In short, the new value for money assessments will be tough in the wrong way, they will be tough to measure and tougher to draw conclusions from. Most worryingly, they may not even be accurate and may lead to good schemes closing and poor schemes staying open.
I have told the DWP this in our consultation response and remain opposed to the system of net performance, especially where the advisers charged with doing the assessment have skin in the game with the result.

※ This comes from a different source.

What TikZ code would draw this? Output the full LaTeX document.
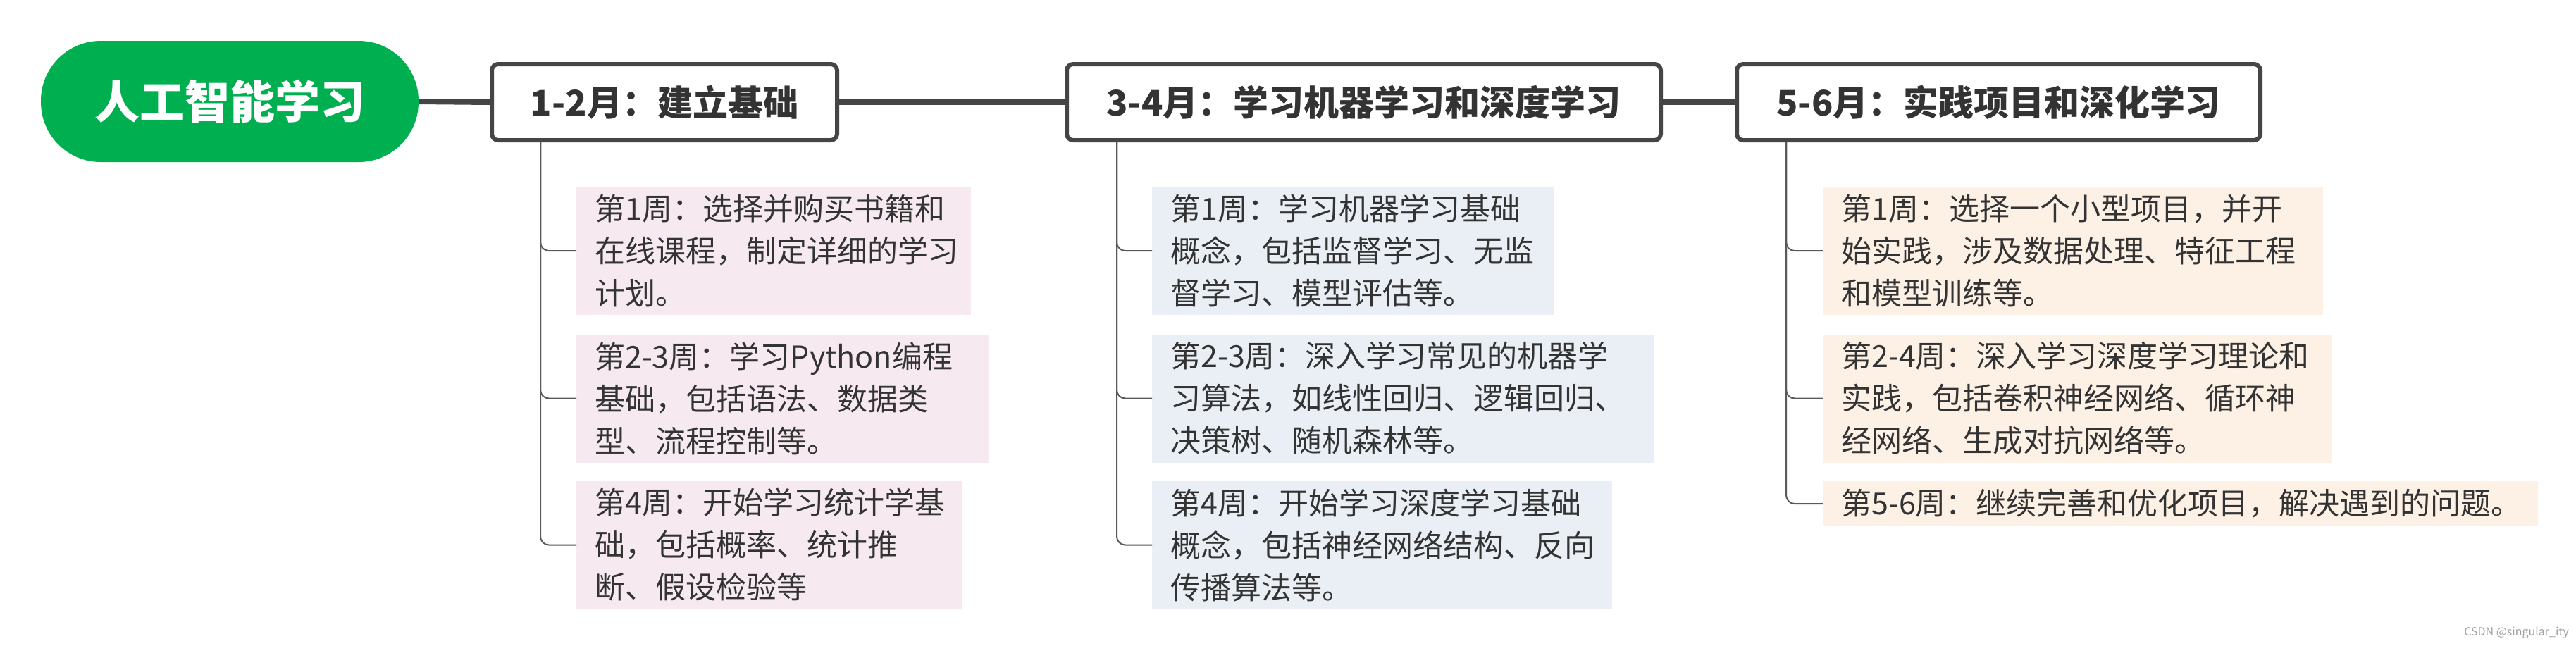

Despite my moaning, we have to live with the assessments. They are supposed to show that small schemes create less value than big schemes. Our work looking at the experienced performance of members (through IRRs) shows that there is a range of performance from very good to awful, amongst smaller schemes, while larger schemes tend to show performance in a narrower band
The PLSA have rightly referred to these value for money assessments as “nudges”. They force employers to look at their scheme each year from a commercial perspective and I suspect that the much more compelling argument for the employer will be the reactions of staff and unions to any announcements that the scheme is under review.
The meaningful trade offs that will be considered in the boardroom will not be over the niceties of governance, data quality and net performance but over the opportunity costs of not participating in someone else’s scheme. If employees and unions are not coming out in arms over the prospect of a scheme closure , then the obvious cost savings from not running a scheme of one’s own will sway the argument.
Barriers to closure
However there are many barriers to closure that threaten consolidation and the DWP are calling for evidence of what they might be.
I have mentioned the reluctance of scheme advisers to recommend closure of a scheme from which they derive a living. It should be remembered that many multi-employer schemes are run by advisers but consultancies are siloed and revenue targets are personalised, even where there is a chance that the adviser scheme will be chosen to replace an occupational scheme, it is probably not going to benefit the existing adviser on a personal basis.
Secondly , there are issues over data which can best be described as embarrassing. The data we have analyzed is variable in quality
Many schemes we have analysed have high levels of suspect data and trustees may feel exposed, transferring records until they are properly cleaned. That process can be expensive and lengthy and can draw out any scheme wind up for years.
A third barrier to closure is the cost of wind-up. This is a legal matter and it varies with regards to the complexity of the scheme rules and legacy decisions taken to preserve various rights members may have had in the past. These vary from with-profits entitlements and guaranteed annuity rates to defined benefit underpins. These complexities are usually found in hybrid schemes where the DC section was often set up to protect the DB scheme from being wound up. The cost of wind up is usually the cost of meeting the needs of competing claims on other funds which might be lost without due care.
A final barrier is the natural reaction of members to loss. If a scheme is taken away and no proper argument can be given for this happening, members are likely to object. The argument that the new scheme will likely improve member outcomes can only be heard if it can be demonstrated and (as I point out above), the comparison tables on net performance and the analysis of data and governance are unlikely to convince members of the need to change.
The arguments need to be made in a persuasive way , using simplified metrics delivered from an independent source. I would strongly argue that the cost savings created by scheme closure are shared with staff as an incentive to accept and embrace change.
I am pro the direction of travel and keen that consolidation happens. I like the Government’s position and am pleased that they are pressing on. I am not so keen on the detail but am encouraged that the DWP are talking about member friendly means of explaining the benchmarking of schemes.
We will need to see a new and different approach from small employers to workplace pensions and we will also need to see a new approach corporate advisers.
In this highly disruptive phase of change, it is crucial that we are guided by the data.